The Mayor’s plan, which is being fast-tracked through
without any public input, was crafted by Yenni’s hand-picked Economic
Development Committee, a group of 41 of Mayor Yenni’s friends and campaign
supporters.
At the last Kenner City Council meeting, at the Mayor’s insistence,
the Council approved a Resolution calling for the city’s bond counsel to move
forward with the State Bond Commission to receive approval to sell bonds “not
to exceed $47 Million”. The vote was 5-2 in favor with Councilmen Gregory
Carroll and Joe Stagni supporting a delay while they polled their constituents.

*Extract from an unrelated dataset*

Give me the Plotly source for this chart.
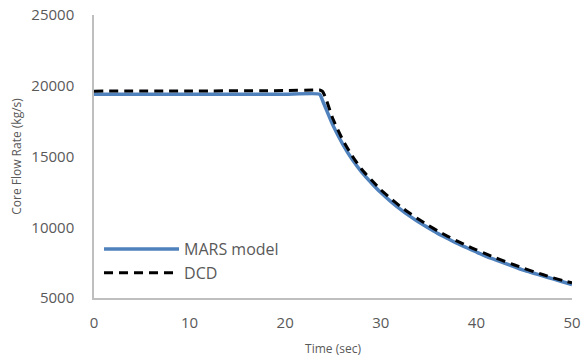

To date, none of the 7 council members nor the Mayor has polled the residents
of Kenner or held a Town Hall meeting to discuss and debate these projects and
the debt plan.
The plan consists of 10 projects, none of which will create
any sustainable jobs or new businesses for Kenner and will increase Kenner’s
debt by 32% and be paid back with sales tax revenue for the next 20 years
ending in 2033.
The 10 projects are:
-Rebuilding the Duncan Canal. Cost: $11 Million to be split
50/50 between the City and the State
- Williams Blvd. Corridor from I-10 to Vintage. $11.250 Million
(all City)
- Loyola Streetscape from I-10 to Georgetown. $3.3 Million (all
City)
- Power Blvd. Beautification from West Esplanade to Vintage.
$900,000 (all City)
- The Intersection of Airline and Williams Blvd. Landscape and
Beautification. $500,000 (all City)
- Loyola Landscape and Beautification $500,000 (all City)
- Veterans at the Airport Access Road. $500,000 (all City)
- Erlander Bike Path, from Vintage to the lake. $866,000 (all
City)
- Vintage and Williams Box Culverts. $1.2 Million (all City)
- Williams Blvd. from Vets to West Napoleon. $5.490 Million (all
City)
A part of Yenni’s
plan also calls for refinancing a portion of Kenner’s existing bond debt that is
set to expire in 2018. The city will lower the interest rate on this financing
by about 1% to 3.3-3.5%, which is still higher than the current national
average for Municipal Bonds at 2.54% and higher than the interest rate of the
recently announced debt refinancing by Jefferson Parish (1.8-2.8%).